# Hinterbau Wartung



## Kunstflieger (4. Oktober 2009)

Hallo Zusammen,

berichtet doch mal Bitte Eure Erfahrungen zur Hinterbauwartung.

Wie oft baut Ihr den Hinterbau auseinander ? 
Lagerreiniung ? 
Lager nachfetten ? 
Lagerwechseln ? 
Welches Fett benutzt Ihr ?


----------



## MarcoFibr (4. Oktober 2009)

Welches Modell ?
Ich habe ein Nonius seit 1 Jahr und mach da nix dran ! Gibt keinen Grund !


----------



## MTB-News.de




----------



## Kunstflieger (4. Oktober 2009)

Hi MarcoFibr,

mir geht es speziel um das Helius FR 09"
Aber wollte mal eine Info haben wie lange die Lager halten.


----------



## MarcoFibr (4. Oktober 2009)

Da bin ich raus...

Obwohl bald will ich auch mehr FW haben...


----------



## chickenway-user (4. Oktober 2009)

Ähh, bei meinem 06er hab ich mich nie drum gekümmert. Und ich hab das Ding auch nicht pfleglich behandelt. Nach 3 Jahren war dann doch ein wenig Spiel im Hinterbau sichtbar. Hab dann mal die Hauptlager gewechselt. Danach wars wieder ok, wenn auch nicht spielfrei. Spiel hats immer noch, stört aber nicht beim fahren, also lass ichs erstmal so und nächsten Winter, nach 5 Jahren werd ich den Hinterbau mal komplett zerlegen, neue Lager und Achsen reinmachen, neuen Dämpfer, Rahmen putzen...
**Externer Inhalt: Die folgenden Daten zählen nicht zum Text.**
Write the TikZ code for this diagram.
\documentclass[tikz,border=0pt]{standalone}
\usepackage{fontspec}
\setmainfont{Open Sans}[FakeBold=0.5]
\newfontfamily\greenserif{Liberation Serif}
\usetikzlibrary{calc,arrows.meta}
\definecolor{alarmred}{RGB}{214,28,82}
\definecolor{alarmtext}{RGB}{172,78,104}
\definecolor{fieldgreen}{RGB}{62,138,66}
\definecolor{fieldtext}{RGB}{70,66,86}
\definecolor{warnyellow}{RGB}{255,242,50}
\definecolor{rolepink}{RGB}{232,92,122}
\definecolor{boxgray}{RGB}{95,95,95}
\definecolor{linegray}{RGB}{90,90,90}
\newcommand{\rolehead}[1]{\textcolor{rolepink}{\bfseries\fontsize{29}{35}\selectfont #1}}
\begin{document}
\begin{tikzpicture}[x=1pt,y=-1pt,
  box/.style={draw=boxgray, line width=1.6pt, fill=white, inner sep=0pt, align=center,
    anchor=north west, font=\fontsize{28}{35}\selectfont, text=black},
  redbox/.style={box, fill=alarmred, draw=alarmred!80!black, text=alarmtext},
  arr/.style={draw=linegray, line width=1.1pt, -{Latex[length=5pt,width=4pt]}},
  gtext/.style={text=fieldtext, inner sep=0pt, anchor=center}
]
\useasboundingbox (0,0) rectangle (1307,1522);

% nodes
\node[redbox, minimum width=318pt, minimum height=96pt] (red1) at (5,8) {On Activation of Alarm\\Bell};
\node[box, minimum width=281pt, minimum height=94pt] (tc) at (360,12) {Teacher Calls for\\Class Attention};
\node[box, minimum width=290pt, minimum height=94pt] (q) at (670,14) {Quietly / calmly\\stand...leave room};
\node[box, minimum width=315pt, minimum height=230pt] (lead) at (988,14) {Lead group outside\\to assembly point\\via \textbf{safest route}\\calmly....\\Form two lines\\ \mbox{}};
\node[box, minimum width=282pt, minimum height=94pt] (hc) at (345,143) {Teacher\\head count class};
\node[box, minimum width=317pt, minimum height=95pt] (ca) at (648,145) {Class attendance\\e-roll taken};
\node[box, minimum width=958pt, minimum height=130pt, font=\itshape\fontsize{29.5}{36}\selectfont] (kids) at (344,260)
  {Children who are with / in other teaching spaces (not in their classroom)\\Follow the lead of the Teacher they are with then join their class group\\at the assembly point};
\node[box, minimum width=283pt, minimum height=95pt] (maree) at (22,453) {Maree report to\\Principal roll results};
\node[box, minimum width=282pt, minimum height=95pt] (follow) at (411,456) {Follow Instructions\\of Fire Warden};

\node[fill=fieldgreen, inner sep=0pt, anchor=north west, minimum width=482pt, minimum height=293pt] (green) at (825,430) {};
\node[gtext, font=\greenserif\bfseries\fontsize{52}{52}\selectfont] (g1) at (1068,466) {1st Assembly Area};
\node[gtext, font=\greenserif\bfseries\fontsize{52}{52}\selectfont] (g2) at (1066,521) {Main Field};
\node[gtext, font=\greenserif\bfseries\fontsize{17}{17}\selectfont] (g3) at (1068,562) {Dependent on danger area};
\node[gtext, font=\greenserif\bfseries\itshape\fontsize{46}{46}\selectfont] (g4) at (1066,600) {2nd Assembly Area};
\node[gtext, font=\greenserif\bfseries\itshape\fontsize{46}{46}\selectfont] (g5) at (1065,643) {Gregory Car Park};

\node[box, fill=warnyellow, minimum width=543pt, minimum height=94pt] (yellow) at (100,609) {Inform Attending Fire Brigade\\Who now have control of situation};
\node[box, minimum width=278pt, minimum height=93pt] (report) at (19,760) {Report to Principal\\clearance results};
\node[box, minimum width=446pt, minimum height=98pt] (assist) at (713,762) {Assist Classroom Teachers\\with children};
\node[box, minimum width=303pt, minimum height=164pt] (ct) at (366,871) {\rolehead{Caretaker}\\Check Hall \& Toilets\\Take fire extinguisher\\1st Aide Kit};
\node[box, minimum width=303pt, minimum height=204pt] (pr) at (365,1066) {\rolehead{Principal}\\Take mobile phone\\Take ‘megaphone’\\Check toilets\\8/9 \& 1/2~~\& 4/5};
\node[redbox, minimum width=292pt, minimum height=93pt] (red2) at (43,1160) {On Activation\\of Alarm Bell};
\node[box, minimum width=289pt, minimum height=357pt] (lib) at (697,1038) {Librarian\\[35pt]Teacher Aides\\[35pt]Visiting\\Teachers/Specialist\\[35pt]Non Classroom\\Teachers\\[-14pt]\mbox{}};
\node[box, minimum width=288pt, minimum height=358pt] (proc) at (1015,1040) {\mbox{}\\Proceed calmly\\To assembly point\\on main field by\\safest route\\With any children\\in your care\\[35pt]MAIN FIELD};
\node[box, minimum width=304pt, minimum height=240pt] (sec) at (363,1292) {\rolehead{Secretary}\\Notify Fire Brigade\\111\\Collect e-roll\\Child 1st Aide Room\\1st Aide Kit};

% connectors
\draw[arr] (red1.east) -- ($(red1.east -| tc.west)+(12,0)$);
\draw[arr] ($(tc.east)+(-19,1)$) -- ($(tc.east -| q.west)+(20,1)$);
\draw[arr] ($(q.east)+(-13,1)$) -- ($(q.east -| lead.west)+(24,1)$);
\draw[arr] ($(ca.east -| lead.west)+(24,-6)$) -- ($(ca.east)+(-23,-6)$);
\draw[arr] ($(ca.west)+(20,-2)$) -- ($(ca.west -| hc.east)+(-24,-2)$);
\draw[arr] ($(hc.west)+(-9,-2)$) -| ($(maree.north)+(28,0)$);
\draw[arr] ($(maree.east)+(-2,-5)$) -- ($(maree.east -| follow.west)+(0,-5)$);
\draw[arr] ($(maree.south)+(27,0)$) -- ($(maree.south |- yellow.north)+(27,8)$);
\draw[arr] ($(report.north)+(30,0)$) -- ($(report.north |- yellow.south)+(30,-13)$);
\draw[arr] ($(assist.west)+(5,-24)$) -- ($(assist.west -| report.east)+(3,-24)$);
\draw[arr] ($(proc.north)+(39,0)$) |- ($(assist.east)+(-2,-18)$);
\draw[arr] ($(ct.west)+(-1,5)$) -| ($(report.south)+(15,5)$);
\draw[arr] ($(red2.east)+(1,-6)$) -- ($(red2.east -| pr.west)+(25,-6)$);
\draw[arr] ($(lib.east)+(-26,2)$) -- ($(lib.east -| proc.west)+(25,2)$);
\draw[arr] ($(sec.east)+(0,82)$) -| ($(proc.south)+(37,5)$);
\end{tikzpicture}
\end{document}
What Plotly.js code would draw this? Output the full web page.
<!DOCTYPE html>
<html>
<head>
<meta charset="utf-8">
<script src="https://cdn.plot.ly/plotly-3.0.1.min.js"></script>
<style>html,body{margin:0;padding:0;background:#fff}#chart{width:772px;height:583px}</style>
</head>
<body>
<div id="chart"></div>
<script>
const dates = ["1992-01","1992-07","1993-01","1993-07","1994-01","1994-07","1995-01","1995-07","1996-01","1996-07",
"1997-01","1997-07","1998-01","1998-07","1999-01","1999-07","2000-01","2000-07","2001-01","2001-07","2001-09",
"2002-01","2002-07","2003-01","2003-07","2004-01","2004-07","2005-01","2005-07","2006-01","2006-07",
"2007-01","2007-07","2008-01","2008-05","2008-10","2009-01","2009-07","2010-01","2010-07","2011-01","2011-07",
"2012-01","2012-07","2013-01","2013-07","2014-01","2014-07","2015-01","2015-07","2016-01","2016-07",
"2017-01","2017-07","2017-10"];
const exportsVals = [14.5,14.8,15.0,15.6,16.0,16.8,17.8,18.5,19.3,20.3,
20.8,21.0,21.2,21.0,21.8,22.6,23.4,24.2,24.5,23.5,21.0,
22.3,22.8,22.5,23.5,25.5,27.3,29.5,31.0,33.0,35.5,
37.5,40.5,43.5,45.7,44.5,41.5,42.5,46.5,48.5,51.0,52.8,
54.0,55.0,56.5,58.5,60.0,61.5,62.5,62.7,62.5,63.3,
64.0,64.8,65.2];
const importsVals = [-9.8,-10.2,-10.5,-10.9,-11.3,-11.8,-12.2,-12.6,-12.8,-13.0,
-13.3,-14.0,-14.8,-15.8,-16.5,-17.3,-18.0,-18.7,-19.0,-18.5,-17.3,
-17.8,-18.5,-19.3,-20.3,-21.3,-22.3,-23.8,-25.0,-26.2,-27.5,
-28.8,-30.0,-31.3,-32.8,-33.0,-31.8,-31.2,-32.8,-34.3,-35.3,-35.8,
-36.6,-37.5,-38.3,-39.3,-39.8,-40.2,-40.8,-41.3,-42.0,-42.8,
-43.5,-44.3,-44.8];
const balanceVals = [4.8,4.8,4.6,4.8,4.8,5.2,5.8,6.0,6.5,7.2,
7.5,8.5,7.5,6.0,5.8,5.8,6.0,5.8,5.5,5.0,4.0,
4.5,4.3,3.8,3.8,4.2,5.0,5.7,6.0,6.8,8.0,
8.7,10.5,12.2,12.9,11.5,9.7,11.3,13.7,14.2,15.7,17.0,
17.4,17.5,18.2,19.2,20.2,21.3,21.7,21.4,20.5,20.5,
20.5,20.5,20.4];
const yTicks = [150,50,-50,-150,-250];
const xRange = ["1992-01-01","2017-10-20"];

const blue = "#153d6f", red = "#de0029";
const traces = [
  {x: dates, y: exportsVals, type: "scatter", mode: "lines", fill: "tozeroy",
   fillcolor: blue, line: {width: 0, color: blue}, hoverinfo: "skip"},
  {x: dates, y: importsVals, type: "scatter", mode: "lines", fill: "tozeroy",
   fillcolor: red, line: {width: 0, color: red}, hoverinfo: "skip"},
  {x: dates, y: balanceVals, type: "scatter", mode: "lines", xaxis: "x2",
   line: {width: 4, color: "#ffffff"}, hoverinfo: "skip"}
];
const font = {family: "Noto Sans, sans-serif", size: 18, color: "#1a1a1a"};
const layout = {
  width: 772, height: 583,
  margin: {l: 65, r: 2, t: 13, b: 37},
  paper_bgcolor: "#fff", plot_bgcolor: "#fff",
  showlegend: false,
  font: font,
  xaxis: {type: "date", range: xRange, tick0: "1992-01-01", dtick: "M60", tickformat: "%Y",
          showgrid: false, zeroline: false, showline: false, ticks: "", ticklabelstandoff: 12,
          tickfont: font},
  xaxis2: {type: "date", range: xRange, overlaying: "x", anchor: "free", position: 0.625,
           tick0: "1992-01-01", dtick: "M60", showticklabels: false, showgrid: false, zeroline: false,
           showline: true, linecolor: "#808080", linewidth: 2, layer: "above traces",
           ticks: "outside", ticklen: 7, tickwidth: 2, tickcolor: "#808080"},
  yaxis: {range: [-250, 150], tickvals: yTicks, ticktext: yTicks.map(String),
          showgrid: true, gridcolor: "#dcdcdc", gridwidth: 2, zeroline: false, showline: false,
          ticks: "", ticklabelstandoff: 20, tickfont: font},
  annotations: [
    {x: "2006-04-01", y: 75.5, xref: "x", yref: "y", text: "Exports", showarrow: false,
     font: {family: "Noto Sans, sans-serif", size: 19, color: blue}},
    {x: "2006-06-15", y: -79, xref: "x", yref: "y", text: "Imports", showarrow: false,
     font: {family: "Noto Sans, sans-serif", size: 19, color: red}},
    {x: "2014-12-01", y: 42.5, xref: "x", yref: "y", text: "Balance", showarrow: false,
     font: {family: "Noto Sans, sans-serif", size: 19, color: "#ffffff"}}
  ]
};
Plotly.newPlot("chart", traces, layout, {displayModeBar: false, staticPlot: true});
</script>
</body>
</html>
So lang werden die schon noch mitmachen.


----------



## Lord Helmchen (4. Oktober 2009)

Wo Spiel ist wirken unzulässige Kräfte und der Mist kann ausschlagen.
Ich würde die betreffenden Lager gleich erneuern.

MfG
Stefan


----------



## chris12 (5. Oktober 2009)

ich durfte bereits nach 2 jahren die hauptlager und die lager der druckstreben meines helius erneuern.

der hinterbau bekam soviel spiel, dass es durch bewegungen am hinterrad deutlich zu sehen war. die seitenkräfte machen dem hinterbau wohl doch mehr zu schaffen als ich dachte.

mit den neuen lagern und achsen ist alles wieder gut.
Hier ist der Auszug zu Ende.